Its clear from the above table that any computer which adopts the IEEE notation   to store the floating point numbers has its own bounds. These bounds for a single precision variable are -(1-2^-24) * 2¹²⁷ to -2^-126 for negative numbers and 2^-126 to (1-2^-24) * 2¹²⁷on the positive side. Also, there exist gaps between numbers in these two intervals. To understand   this let us consider a small number system in binary i.e., B = 2 with p =2, -1 < e < 2. For   this system the possible normalized numbers are either ± .10₂ * 2^e or ± .11₂ * 2^e,    -1 < e < 2. So the smallest and largest numbers with this number system are respectively

-.11 * 2² = - 1 * 2^-1+1 * 2^-2 * 2² = - (1/2 + 1/4) * 4 = -3
   .11 * 2²= 3.

The list of all the +ve numbers are

.10₂ * 2^-1 = 1/4                                  .11₂ * 2^-1 = 3/8
.10₂ * 2^-1 = 1/2                                  .11₂ * 2^-1 = 3/4
.10₂ * 2^-1 = 1 .11₂ * 2^-1= 3/2
.10 ₂ * 2^-1 = 2 .11₂ * 2^-1 = 3
Similarly the -ve numbers are also distributed. The complete list of possible numbers are now

(Diagram is not to the scale)

So for the considered number system, all the numbers lie in the intervals [-3, -1/4] and [1/4, 3] and the above are the only possible numbers.
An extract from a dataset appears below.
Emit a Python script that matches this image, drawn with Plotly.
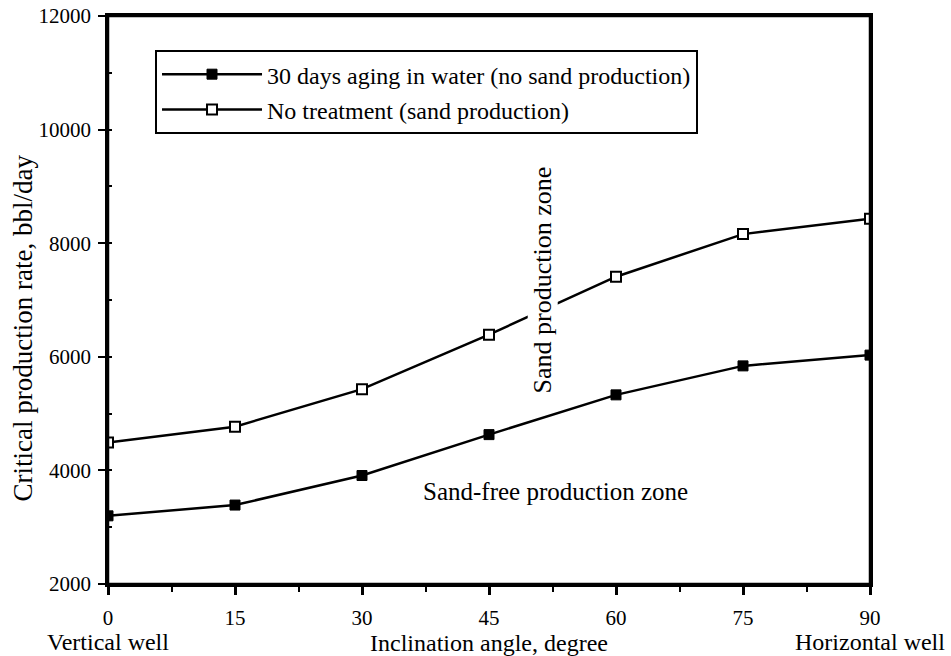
import plotly.graph_objects as go

angles = [0, 15, 30, 45, 60, 75, 90]
aged_30_days = [3200, 3390, 3910, 4630, 5330, 5840, 6030]
no_treatment = [4490, 4770, 5430, 6390, 7410, 8160, 8430]
x_ticks = [0, 15, 30, 45, 60, 75, 90]
y_ticks = [2000, 4000, 6000, 8000, 10000, 12000]
y_tick_text = ["2000", "4000", "6000", "8000", "10000", "12000"]

FONT = "Liberation Serif"

fig = go.Figure()
fig.add_trace(go.Scatter(
    x=angles, y=aged_30_days, mode="lines+markers",
    name="30 days aging in water (no sand production)", legendgroup="a",
    line=dict(color="black", width=2.5),
    marker=dict(symbol="square", size=10, color="black", line=dict(color="black", width=1)),
))
fig.add_trace(go.Scatter(
    x=angles, y=no_treatment, mode="lines+markers",
    name="No treatment (sand production)", legendgroup="b",
    line=dict(color="black", width=2.5),
    marker=dict(symbol="square", size=10, color="white", line=dict(color="black", width=2)),
))

fig.add_annotation(x=52.8, y=3620, text="Sand-free production zone", showarrow=False,
                   font=dict(family=FONT, size=25, color="black"))
fig.add_annotation(x=51.3, y=7350, text="Sand production zone", showarrow=False, textangle=-90,
                   bgcolor="white", borderpad=0, font=dict(family=FONT, size=26, color="black"))
fig.add_annotation(x=0, y=0, xref="x", yref="paper", yanchor="middle", yshift=-58,
                   text="Vertical well", showarrow=False,
                   font=dict(family=FONT, size=24, color="black"))
fig.add_annotation(x=90, y=0, xref="x", yref="paper", yanchor="middle", yshift=-58,
                   text="Horizontal well", showarrow=False,
                   font=dict(family=FONT, size=24, color="black"))
fig.add_annotation(x=-85 / 762, y=0.45, xref="paper", yref="paper", xanchor="center",
                   yanchor="middle", textangle=-90,
                   text="Critical production rate, bbl/day", showarrow=False,
                   font=dict(family=FONT, size=27, color="black"))

fig.add_shape(type="rect", xref="paper", yref="paper", x0=0, x1=1, y0=0, y1=1,
              line=dict(color="black", width=2.5), layer="above")

fig.update_layout(
    width=951, height=656,
    margin=dict(l=108, r=81, t=16, b=72, autoexpand=False),
    paper_bgcolor="white", plot_bgcolor="white",
    font=dict(family=FONT, size=20, color="black"),
    showlegend=True,
    legend=dict(x=0.0617, y=0.94, xanchor="left", yanchor="top",
                bordercolor="black", borderwidth=2, bgcolor="white",
                font=dict(family=FONT, size=24), itemwidth=100,
                entrywidth=565, tracegroupgap=1),
    xaxis=dict(range=[0, 90], tickvals=x_ticks, showgrid=False, zeroline=False, automargin=False,
               showline=True, linecolor="black", linewidth=2.5, mirror=True,
               ticks="outside", ticklen=8, tickwidth=2.5, tickcolor="black",
               ticklabelstandoff=5, ticklabeloverflow="allow",
               minor=dict(dtick=7.5, ticks="outside", ticklen=5, tickwidth=2, tickcolor="black"),
               tickfont=dict(family=FONT, size=21),
               title=dict(text="Inclination angle, degree", font=dict(family=FONT, size=24), standoff=6)),
    yaxis=dict(range=[2000, 12000], tickvals=y_ticks, ticktext=y_tick_text, showgrid=False,
               zeroline=False, automargin=False,
               showline=True, linecolor="black", linewidth=2.5, mirror=True,
               ticks="outside", ticklen=7, tickwidth=2, tickcolor="black",
               ticklabelstandoff=3, ticklabeloverflow="allow",
               minor=dict(dtick=1000, ticks="inside", ticklen=4, tickwidth=2, tickcolor="black"),
               tickfont=dict(family=FONT, size=21)),
)

fig.write_html("out.html", config={"displayModeBar": False},
               post_script="document.body.style.margin='0';document.body.style.overflow='hidden';")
That is any number between 2 and 3 will be chopped off or rounder to either to 2 or to 3. Similarly for the IEEE method also their are gaps in the two intervals though these gaps are very small compared to the one presented above.

It is also not possible to convert some numbers say 0.6, into binary form without some round off errors.

Because of the above mentioned gaps in representation and rounding or chopping in conversions, round off errors are inevitable in computer arithmetic.